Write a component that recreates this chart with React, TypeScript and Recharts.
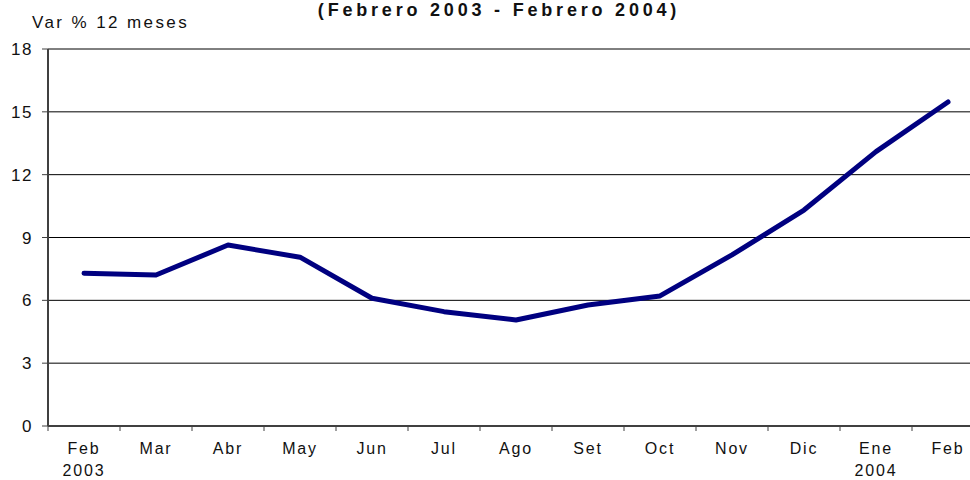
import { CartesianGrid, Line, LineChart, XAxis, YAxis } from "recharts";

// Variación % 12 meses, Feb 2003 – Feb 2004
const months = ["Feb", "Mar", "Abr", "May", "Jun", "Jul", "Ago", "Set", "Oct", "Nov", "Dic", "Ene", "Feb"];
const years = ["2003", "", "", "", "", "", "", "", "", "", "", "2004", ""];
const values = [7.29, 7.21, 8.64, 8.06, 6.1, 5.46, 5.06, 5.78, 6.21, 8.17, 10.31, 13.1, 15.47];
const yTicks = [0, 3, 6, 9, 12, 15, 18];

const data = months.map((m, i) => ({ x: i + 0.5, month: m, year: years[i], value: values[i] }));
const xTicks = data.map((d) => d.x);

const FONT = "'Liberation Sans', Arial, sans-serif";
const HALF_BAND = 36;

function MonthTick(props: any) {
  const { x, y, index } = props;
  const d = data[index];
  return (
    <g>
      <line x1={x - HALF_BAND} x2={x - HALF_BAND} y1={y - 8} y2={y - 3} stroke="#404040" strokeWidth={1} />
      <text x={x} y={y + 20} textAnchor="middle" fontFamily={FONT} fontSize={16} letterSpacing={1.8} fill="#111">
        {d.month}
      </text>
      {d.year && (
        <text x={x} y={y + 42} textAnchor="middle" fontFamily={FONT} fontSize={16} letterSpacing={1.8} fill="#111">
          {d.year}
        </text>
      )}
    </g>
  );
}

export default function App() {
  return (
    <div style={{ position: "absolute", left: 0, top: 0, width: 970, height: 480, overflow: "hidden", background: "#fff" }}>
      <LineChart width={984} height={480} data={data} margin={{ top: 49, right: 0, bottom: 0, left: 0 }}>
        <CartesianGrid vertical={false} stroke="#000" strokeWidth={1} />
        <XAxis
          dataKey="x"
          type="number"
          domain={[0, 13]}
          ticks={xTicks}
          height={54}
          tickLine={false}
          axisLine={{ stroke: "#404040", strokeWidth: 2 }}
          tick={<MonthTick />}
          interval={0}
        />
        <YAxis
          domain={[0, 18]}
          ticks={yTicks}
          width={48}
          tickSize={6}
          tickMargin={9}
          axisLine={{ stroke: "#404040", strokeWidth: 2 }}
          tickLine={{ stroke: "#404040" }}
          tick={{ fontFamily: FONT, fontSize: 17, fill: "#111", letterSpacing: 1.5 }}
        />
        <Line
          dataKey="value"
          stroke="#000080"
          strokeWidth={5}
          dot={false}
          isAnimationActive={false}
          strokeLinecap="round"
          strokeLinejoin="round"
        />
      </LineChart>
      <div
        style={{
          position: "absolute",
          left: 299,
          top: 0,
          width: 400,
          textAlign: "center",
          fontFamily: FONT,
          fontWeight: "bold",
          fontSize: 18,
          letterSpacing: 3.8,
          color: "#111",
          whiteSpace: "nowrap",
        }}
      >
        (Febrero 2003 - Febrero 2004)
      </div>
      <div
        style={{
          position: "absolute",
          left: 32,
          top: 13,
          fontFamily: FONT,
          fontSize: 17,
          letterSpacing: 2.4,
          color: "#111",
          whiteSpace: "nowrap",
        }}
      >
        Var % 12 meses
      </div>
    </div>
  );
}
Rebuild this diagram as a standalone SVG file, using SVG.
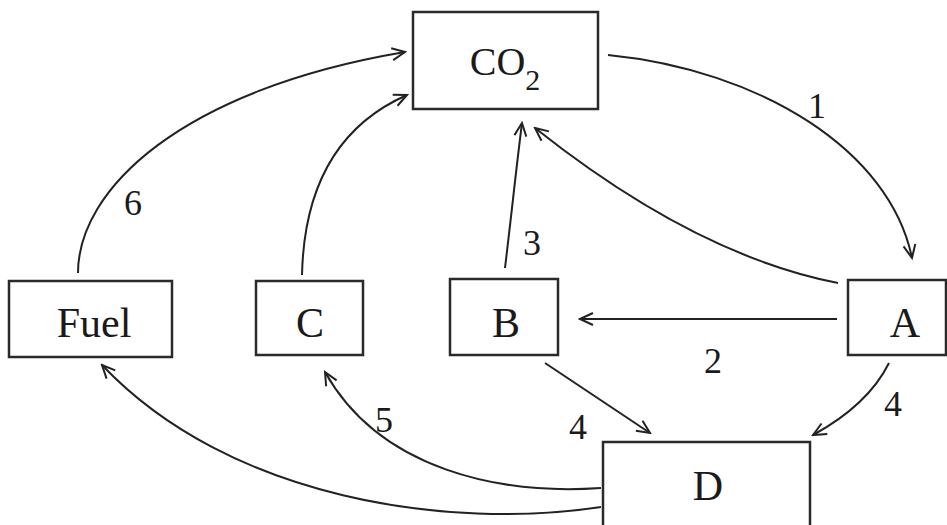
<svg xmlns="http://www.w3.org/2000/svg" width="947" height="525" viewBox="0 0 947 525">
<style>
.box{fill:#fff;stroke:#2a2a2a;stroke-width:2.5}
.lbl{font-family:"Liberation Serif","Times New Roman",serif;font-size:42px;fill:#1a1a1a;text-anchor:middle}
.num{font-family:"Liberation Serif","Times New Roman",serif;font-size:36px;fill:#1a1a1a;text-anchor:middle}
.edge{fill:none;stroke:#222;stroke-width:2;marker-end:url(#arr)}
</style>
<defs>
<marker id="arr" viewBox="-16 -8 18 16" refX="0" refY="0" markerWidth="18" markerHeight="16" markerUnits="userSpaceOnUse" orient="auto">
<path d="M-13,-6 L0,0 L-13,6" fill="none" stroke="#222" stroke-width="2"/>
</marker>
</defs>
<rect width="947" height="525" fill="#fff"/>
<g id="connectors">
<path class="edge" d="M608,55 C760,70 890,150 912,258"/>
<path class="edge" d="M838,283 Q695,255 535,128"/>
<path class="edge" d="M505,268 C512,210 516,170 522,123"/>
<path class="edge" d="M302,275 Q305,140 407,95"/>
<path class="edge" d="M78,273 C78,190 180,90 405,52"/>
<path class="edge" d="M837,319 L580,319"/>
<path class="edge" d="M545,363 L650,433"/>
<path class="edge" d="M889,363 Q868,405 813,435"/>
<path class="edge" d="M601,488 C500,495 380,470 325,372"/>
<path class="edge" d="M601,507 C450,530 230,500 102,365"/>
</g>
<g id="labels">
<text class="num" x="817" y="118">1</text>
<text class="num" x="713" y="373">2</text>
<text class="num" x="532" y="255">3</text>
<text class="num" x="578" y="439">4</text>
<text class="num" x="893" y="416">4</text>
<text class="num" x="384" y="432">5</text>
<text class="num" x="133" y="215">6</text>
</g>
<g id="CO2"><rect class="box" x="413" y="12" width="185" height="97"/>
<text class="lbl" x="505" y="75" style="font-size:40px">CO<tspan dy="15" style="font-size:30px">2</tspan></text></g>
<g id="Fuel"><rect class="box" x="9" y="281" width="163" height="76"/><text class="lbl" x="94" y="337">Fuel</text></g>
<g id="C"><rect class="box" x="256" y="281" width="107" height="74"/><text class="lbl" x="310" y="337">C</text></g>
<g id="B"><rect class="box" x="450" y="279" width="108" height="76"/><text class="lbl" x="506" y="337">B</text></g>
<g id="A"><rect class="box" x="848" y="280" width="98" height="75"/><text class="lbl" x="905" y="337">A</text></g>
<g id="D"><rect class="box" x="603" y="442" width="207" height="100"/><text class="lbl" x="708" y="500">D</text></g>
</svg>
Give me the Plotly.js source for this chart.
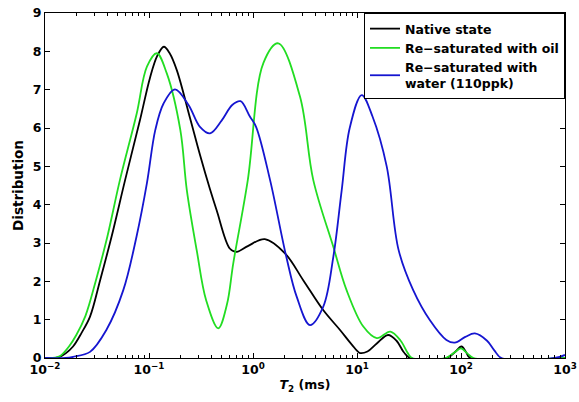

• [Exercise aim]: State the count of lines that contain the string "this". Nothing else is needed.

• [Exercise output]: 3